The church, organizationally, is hopelessly fragmented. Since the birth of the “Ecumenical Movement,” the church has seen more splits than mergers. The crisis of disunity is on the front pages following the Episcopal Church’s decision to consecrate a practicing, impenitent homosexual to the role of bishop.
Is unity a false hope? Is it, in its historic expressions, merely an illusion?
To answer these questions we must consider the nature of the unity of the church.
In the first instance, the deepest and most significant unity of the Church is its spiritual unity. Though we can never separate the formal from the material with respect to the Church’s unity, we can and must distinguish them.
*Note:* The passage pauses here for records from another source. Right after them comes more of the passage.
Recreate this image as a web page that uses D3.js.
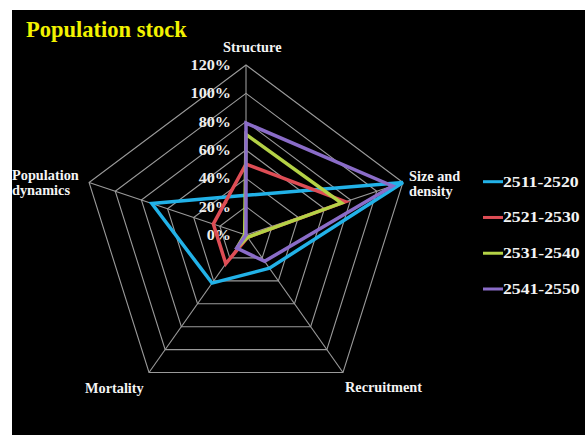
<!DOCTYPE html>
<html>
<head>
<meta charset="utf-8">
<script src="https://cdn.jsdelivr.net/npm/d3@7"></script>
<style>
  html, body { margin: 0; padding: 0; background: #ffffff; }
  svg { display: block; }
  text { font-family: "Liberation Serif", "Times New Roman", serif; font-weight: bold; }
</style>
</head>
<body>
<svg id="chart" width="585" height="435"></svg>
<script>
// Radar axes, clockwise from the top
const categories = ["Structure", "Size and density", "Recruitment", "Mortality", "Population dynamics"];

// Series (decade ranges) and their share on each axis
const seriesNames = ["2511-2520", "2521-2530", "2531-2540", "2541-2550"];
const values2511 = [0.28, 1.20, 0.29, 0.42, 0.72];
const values2521 = [0.50, 0.76, 0.02, 0.25, 0.25];
const values2531 = [0.71, 0.73, 0.02, 0.11, 0.01];
const values2541 = [0.79, 1.12, 0.23, 0.115, 0.00];
const seriesColors = ["#22b2e8", "#de4d55", "#b4d246", "#8a6cc8"];

// Ring values and their labels
const tickValues = [0, 0.2, 0.4, 0.6, 0.8, 1.0, 1.2];
const tickLabels = ["0%", "20%", "40%", "60%", "80%", "100%", "120%"];

const chartTitle = "Population stock";

const svg = d3.select("#chart");

// Black panel
svg.append("rect")
  .attr("x", 12).attr("y", 10)
  .attr("width", 573).attr("height", 425)
  .attr("fill", "#000000");

// Title
svg.append("text")
  .attr("x", 26).attr("y", 37)
  .attr("font-size", 22.5)
  .attr("fill", "#f2f200")
  .text(chartTitle);

// Geometry of the radar
const cx = 246, cy = 235;
const rx = 165, ry = 170;
const r = d3.scaleLinear().domain([0, 1.2]).range([0, 1]);
const angle = d3.scalePoint().domain(categories).range([0, 2 * Math.PI * (categories.length - 1) / categories.length]);

const px = (cat, v) => cx + r(v) * rx * Math.sin(angle(cat));
const py = (cat, v) => cy - r(v) * ry * Math.cos(angle(cat));

const line = d3.line().x(d => d[0]).y(d => d[1]).curve(d3.curveLinearClosed);

// Grid rings
const grid = svg.append("g").attr("class", "grid");
tickValues.filter(v => v > 0).forEach(v => {
  grid.append("path")
    .attr("d", line(categories.map(c => [px(c, v), py(c, v)])))
    .attr("fill", "none")
    .attr("stroke", "#9a9a9a")
    .attr("stroke-width", 1.1);
});

// Spokes
categories.forEach(c => {
  grid.append("line")
    .attr("x1", cx).attr("y1", cy)
    .attr("x2", px(c, 1.2)).attr("y2", py(c, 1.2))
    .attr("stroke", "#9a9a9a")
    .attr("stroke-width", 1.1);
});

// Ring labels
svg.append("g").selectAll("text")
  .data(tickValues)
  .join("text")
  .attr("transform", (v) => `translate(231,${cy - r(v) * ry}) scale(1.14,1)`)
  .attr("text-anchor", "end")
  .attr("dominant-baseline", "central")
  .attr("font-size", 14.2)
  .attr("fill", "#eeeeee")
  .text((v, i) => tickLabels[i]);

// Axis labels
const axisLabels = [
  { lines: ["Structure"], x: 223, y: 52, anchor: "start" },
  { lines: ["Size and", "density"], x: 409, y: 180.5, anchor: "start" },
  { lines: ["Recruitment"], x: 345, y: 392, anchor: "start" },
  { lines: ["Mortality"], x: 85, y: 393, anchor: "start" },
  { lines: ["Population", "dynamics"], x: 12, y: 179.5, anchor: "start" }
];
axisLabels.forEach(l => {
  const t = svg.append("text")
    .attr("x", l.x).attr("y", l.y)
    .attr("text-anchor", l.anchor)
    .attr("font-size", 14.3)
    .attr("fill", "#f4f4f4");
  l.lines.forEach((s, i) => {
    t.append("tspan").attr("x", l.x).attr("dy", i === 0 ? 0 : 15.5).text(s);
  });
});

// Series polygons
const allValues = [values2511, values2521, values2531, values2541];
const series = svg.append("g").attr("class", "series");
allValues.forEach((vals, i) => {
  series.append("path")
    .attr("d", line(categories.map((c, j) => [px(c, vals[j]), py(c, vals[j])])))
    .attr("fill", "none")
    .attr("stroke", seriesColors[i])
    .attr("stroke-width", 3.5)
    .attr("stroke-linejoin", "miter");
});

// Legend
const legendY = d3.scalePoint().domain(seriesNames).range([181.7, 289]);
const legend = svg.append("g").attr("class", "legend");
seriesNames.forEach((name, i) => {
  legend.append("line")
    .attr("x1", 483).attr("x2", 503)
    .attr("y1", legendY(name)).attr("y2", legendY(name))
    .attr("stroke", seriesColors[i])
    .attr("stroke-width", 3);
  legend.append("text")
    .attr("transform", `translate(503,${legendY(name)}) scale(1.18,1)`)
    .attr("dominant-baseline", "central")
    .attr("font-size", 15)
    .attr("fill", "#f4f4f4")
    .text(name);
});
</script>
</body>
</html>
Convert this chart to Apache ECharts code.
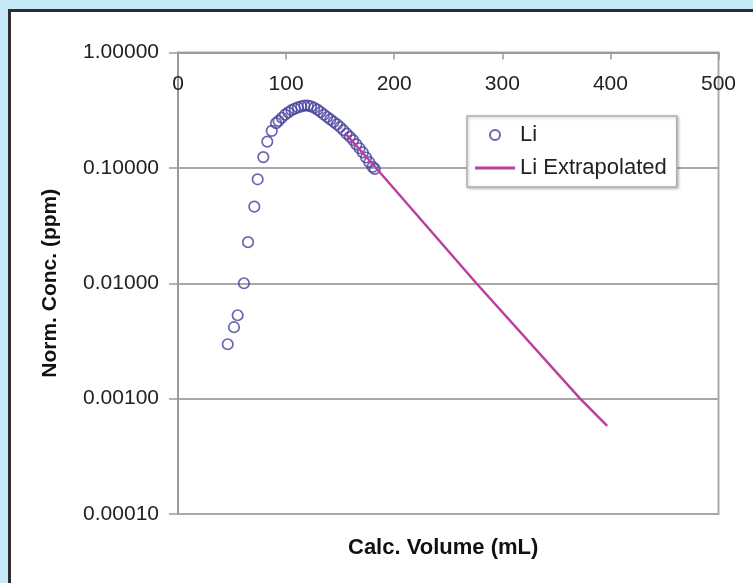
<!DOCTYPE html>
<html>
<head>
<meta charset="utf-8">
<script src="https://cdn.jsdelivr.net/npm/echarts@6/dist/echarts.min.js"></script>
<style>
html,body{margin:0;padding:0;width:753px;height:583px;overflow:hidden;background:#c6e9f8;}
#panel{position:absolute;left:8px;top:9px;width:760px;height:600px;background:#fff;border-left:3px solid #2e2e2e;border-top:3px solid #2e2e2e;}
#chart{position:absolute;left:0;top:0;width:753px;height:583px;}
</style>
</head>
<body>
<div id="panel"></div>
<div id="chart"></div>
<script>
// Li measured (Calc. Volume mL, Norm. Conc. ppm)
const liVolume = [46, 51.8, 55.2, 61, 64.8, 70.6, 73.7, 78.9, 82.6, 86.7, 90.7,
  93, 96, 99, 102, 105, 108, 111, 114, 117, 120, 123, 126, 129, 132, 135, 138,
  141, 144, 147, 150, 153, 156, 159, 162, 165, 168, 171, 174, 177, 180, 182];
const liConc = [0.00296, 0.00416, 0.00528, 0.0100, 0.0227, 0.0461, 0.0796, 0.124, 0.169, 0.209, 0.244,
  0.255, 0.272, 0.289, 0.303, 0.316, 0.326, 0.334, 0.341, 0.347, 0.346, 0.341, 0.332, 0.320, 0.305, 0.290, 0.276,
  0.263, 0.250, 0.238, 0.226, 0.212, 0.198, 0.186, 0.174, 0.160, 0.148, 0.136, 0.123, 0.112, 0.102, 0.098];
// Li Extrapolated
const extVolume = [154.5, 180, 276, 372, 397];
const extConc = [0.200, 0.108, 0.0100, 0.00100, 0.00058];
// axis ticks
const xTicks = [0, 100, 200, 300, 400, 500];
const yTicks = [0.0001, 0.001, 0.01, 0.1, 1];

const chart = echarts.init(document.getElementById('chart'), null, {renderer: 'canvas'});
const FONT = '"Liberation Sans", Arial, sans-serif';
const LINE_COLOR = '#bc3fa0';
const option = {
  backgroundColor: 'transparent',
  animation: false,
  textStyle: {fontFamily: FONT},
  grid: {left: 178, top: 52.5, right: 34.5, bottom: 69, show: true, borderColor: '#ababab', borderWidth: 2, backgroundColor: 'transparent'},
  legend: {
    orient: 'vertical', left: 467, top: 116,
    padding: [8, 10, 8, 8], itemGap: 11, itemWidth: 40, itemHeight: 10,
    backgroundColor: '#fff', borderColor: '#b0b0b0', borderWidth: 1.5,
    shadowColor: 'rgba(0,0,0,0.25)', shadowBlur: 3, shadowOffsetX: 1, shadowOffsetY: 1,
    textStyle: {fontSize: 22, lineHeight: 21, color: '#222', fontFamily: FONT},
    data: [
      {name: 'Li'},
      {name: 'Li Extrapolated', icon: 'path://M0,0L40,0L40,3L0,3Z', itemStyle: {color: LINE_COLOR, borderWidth: 0}}
    ]
  },
  xAxis: {
    type: 'value', position: 'top', min: xTicks[0], max: xTicks[xTicks.length - 1], interval: 100,
    axisLine: {show: true, lineStyle: {color: '#9a9a9a', width: 2}},
    axisTick: {show: true, inside: true, length: 7, lineStyle: {color: '#9a9a9a', width: 1.5}},
    axisLabel: {inside: true, margin: 21, fontSize: 21, color: '#222', fontFamily: FONT, showMinLabel: true, showMaxLabel: true},
    splitLine: {show: false}
  },
  yAxis: {
    type: 'log', logBase: 10, min: yTicks[0], max: yTicks[yTicks.length - 1],
    name: 'Norm. Conc. (ppm)', nameLocation: 'middle', nameRotate: 90, nameGap: 117,
    nameTextStyle: {fontSize: 21, fontWeight: 'bold', color: '#111', fontFamily: FONT},
    axisLine: {show: true, lineStyle: {color: '#9a9a9a', width: 2}},
    axisTick: {show: true, length: 9, lineStyle: {color: '#9a9a9a', width: 1.5}},
    axisLabel: {margin: 19, fontSize: 21, color: '#222', fontFamily: FONT, formatter: v => Number(v).toFixed(5)},
    splitLine: {show: true, lineStyle: {color: '#a8a8a8', width: 2}},
    minorTick: {show: false}, minorSplitLine: {show: false}
  },
  graphic: [{
    type: 'text', left: 448 - 100, top: 537, z: 10,
    style: {text: 'Calc. Volume (mL)', x: 0, y: 0, width: 200, align: 'center', font: 'bold 22px ' + FONT, fill: '#111'}
  }],
  series: [
    {
      name: 'Li', type: 'scatter', symbol: 'circle', symbolSize: 10.5,
      itemStyle: {color: 'rgba(255,255,255,0)', borderColor: '#45419c', borderWidth: 1.7},
      data: liVolume.map((v, i) => [v, liConc[i]]), z: 2
    },
    {
      name: 'Li Extrapolated', type: 'line', symbol: 'none', showSymbol: false,
      lineStyle: {color: LINE_COLOR, width: 2.5}, itemStyle: {color: LINE_COLOR},
      data: extVolume.map((v, i) => [v, extConc[i]]), z: 3
    }
  ]
};
chart.setOption(option);
</script>
</body>
</html>
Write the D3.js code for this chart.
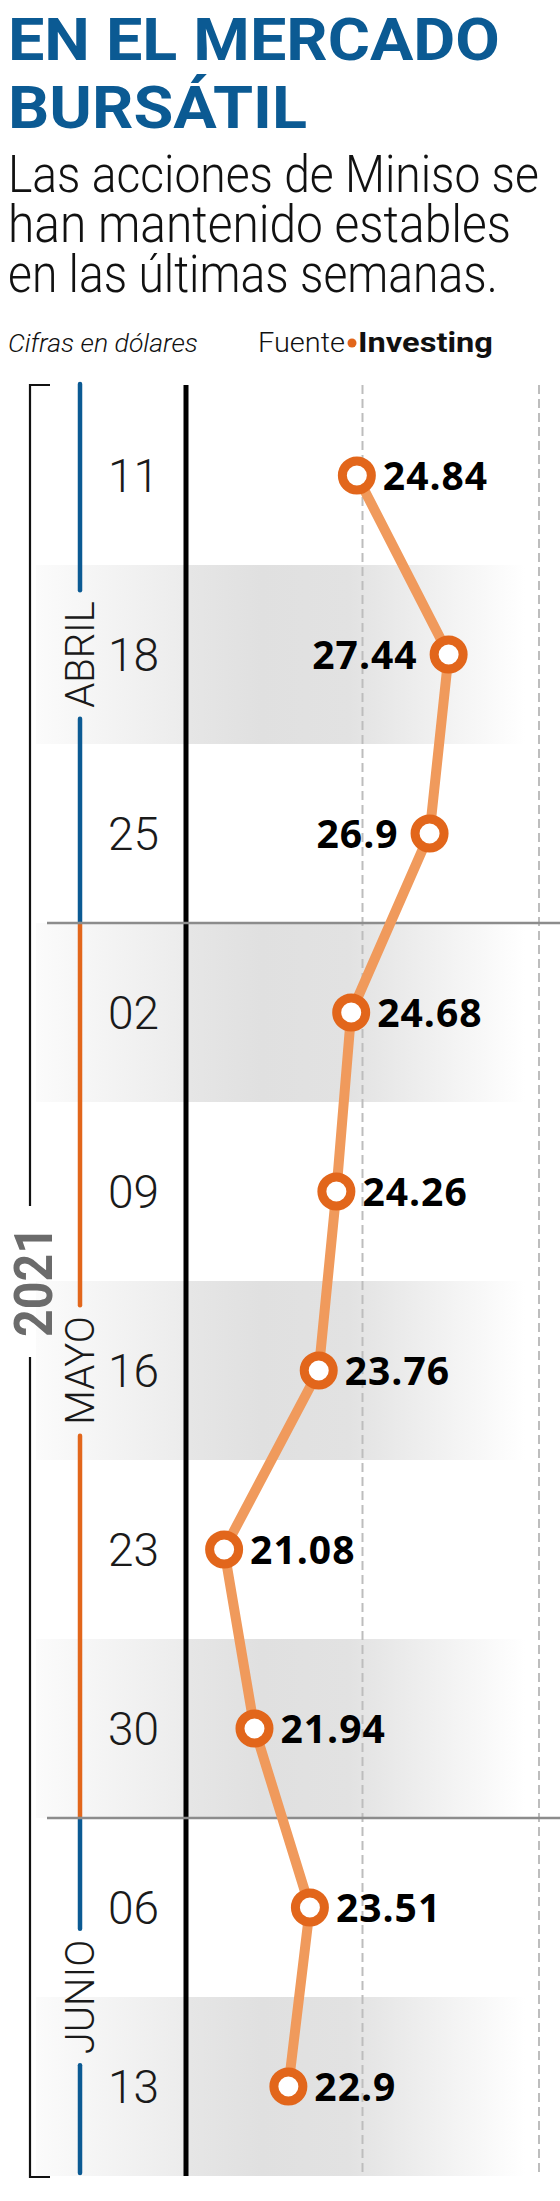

It was Augustine who taught most deeply about the distinction between the visible church and the invisible Church. With this classic distinction Augustine did not envision two separate ecclesiastical bodies, one apparent to the naked eye and another beyond the scope of visual perception. Now, did he envision one church that is “underground” and another one above ground, in full view?
No, he was describing a church within a church. Augustine took his cue from our Lord’s teaching that until He purifies His Church in glory, it will continue in this world as a body that will include “tares” along with the “wheat.” The tares are weeds that grow along with the flowers in Christ’s garden.